*Given data:*
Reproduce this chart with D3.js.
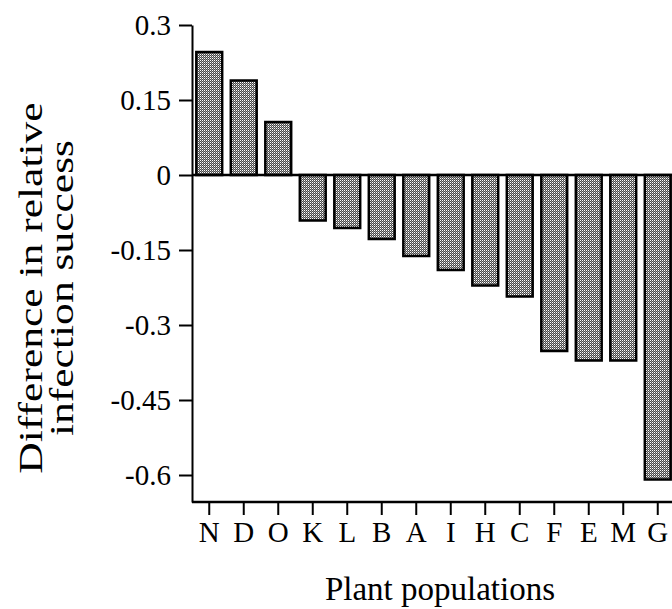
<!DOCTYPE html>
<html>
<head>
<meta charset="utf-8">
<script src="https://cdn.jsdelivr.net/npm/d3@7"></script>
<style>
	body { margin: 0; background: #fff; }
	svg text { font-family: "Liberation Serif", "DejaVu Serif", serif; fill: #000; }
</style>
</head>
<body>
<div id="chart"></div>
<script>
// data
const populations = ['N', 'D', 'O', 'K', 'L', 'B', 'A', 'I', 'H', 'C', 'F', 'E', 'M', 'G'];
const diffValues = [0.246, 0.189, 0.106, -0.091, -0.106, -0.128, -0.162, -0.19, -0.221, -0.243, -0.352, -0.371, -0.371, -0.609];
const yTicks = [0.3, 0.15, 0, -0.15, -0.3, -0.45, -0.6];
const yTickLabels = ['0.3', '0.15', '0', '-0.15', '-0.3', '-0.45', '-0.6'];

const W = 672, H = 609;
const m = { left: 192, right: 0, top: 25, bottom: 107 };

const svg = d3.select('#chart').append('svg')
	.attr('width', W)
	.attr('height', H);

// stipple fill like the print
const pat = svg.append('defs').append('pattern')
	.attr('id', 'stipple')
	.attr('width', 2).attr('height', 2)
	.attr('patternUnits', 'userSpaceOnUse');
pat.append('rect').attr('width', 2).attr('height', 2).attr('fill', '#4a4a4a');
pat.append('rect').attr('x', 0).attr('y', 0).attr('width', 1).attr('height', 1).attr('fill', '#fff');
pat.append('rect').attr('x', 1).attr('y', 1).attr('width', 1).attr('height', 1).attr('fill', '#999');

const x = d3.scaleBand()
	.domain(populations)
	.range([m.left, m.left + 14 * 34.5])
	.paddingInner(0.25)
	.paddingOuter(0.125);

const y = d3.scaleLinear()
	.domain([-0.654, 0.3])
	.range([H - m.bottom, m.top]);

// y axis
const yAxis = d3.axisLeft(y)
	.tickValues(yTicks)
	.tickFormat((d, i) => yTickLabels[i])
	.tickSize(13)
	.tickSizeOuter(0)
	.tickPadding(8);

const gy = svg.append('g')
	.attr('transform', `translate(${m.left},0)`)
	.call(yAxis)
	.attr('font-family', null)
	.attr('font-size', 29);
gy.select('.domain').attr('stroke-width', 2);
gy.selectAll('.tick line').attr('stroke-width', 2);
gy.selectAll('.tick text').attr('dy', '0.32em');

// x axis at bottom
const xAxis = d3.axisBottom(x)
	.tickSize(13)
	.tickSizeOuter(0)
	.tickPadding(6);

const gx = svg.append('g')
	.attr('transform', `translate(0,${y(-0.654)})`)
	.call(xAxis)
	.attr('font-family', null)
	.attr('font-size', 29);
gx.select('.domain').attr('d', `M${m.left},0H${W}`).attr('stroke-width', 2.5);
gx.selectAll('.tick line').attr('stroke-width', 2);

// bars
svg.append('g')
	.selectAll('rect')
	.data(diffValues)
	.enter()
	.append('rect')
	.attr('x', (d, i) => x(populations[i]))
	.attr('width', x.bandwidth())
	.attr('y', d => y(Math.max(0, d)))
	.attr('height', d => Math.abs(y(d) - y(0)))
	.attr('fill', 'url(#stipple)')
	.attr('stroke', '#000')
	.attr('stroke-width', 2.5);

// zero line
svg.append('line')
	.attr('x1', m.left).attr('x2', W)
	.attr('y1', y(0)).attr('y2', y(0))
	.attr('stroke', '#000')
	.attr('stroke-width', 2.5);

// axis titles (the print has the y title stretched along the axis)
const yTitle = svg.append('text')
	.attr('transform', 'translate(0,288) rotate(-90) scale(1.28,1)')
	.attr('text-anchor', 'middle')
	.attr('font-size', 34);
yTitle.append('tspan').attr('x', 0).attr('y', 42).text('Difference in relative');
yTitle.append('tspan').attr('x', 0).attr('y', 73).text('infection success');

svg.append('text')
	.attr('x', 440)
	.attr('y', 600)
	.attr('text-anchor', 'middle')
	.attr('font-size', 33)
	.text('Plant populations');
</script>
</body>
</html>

*What this task involves:* Everything from the first line of the listing above through the line that contains "['0.3', '0.15', '0', '-0.15', '-0.3', '-0.45', '-0.6'];" is to be restated word for word, minus the pictures.

*Solution:*
Reproduce this chart with D3.js.
<!DOCTYPE html>
<html>
<head>
<meta charset="utf-8">
<script src="https://cdn.jsdelivr.net/npm/d3@7"></script>
<style>
	body { margin: 0; background: #fff; }
	svg text { font-family: "Liberation Serif", "DejaVu Serif", serif; fill: #000; }
</style>
</head>
<body>
<div id="chart"></div>
<script>
// data
const populations = ['N', 'D', 'O', 'K', 'L', 'B', 'A', 'I', 'H', 'C', 'F', 'E', 'M', 'G'];
const diffValues = [0.246, 0.189, 0.106, -0.091, -0.106, -0.128, -0.162, -0.19, -0.221, -0.243, -0.352, -0.371, -0.371, -0.609];
const yTicks = [0.3, 0.15, 0, -0.15, -0.3, -0.45, -0.6];
const yTickLabels = ['0.3', '0.15', '0', '-0.15', '-0.3', '-0.45', '-0.6'];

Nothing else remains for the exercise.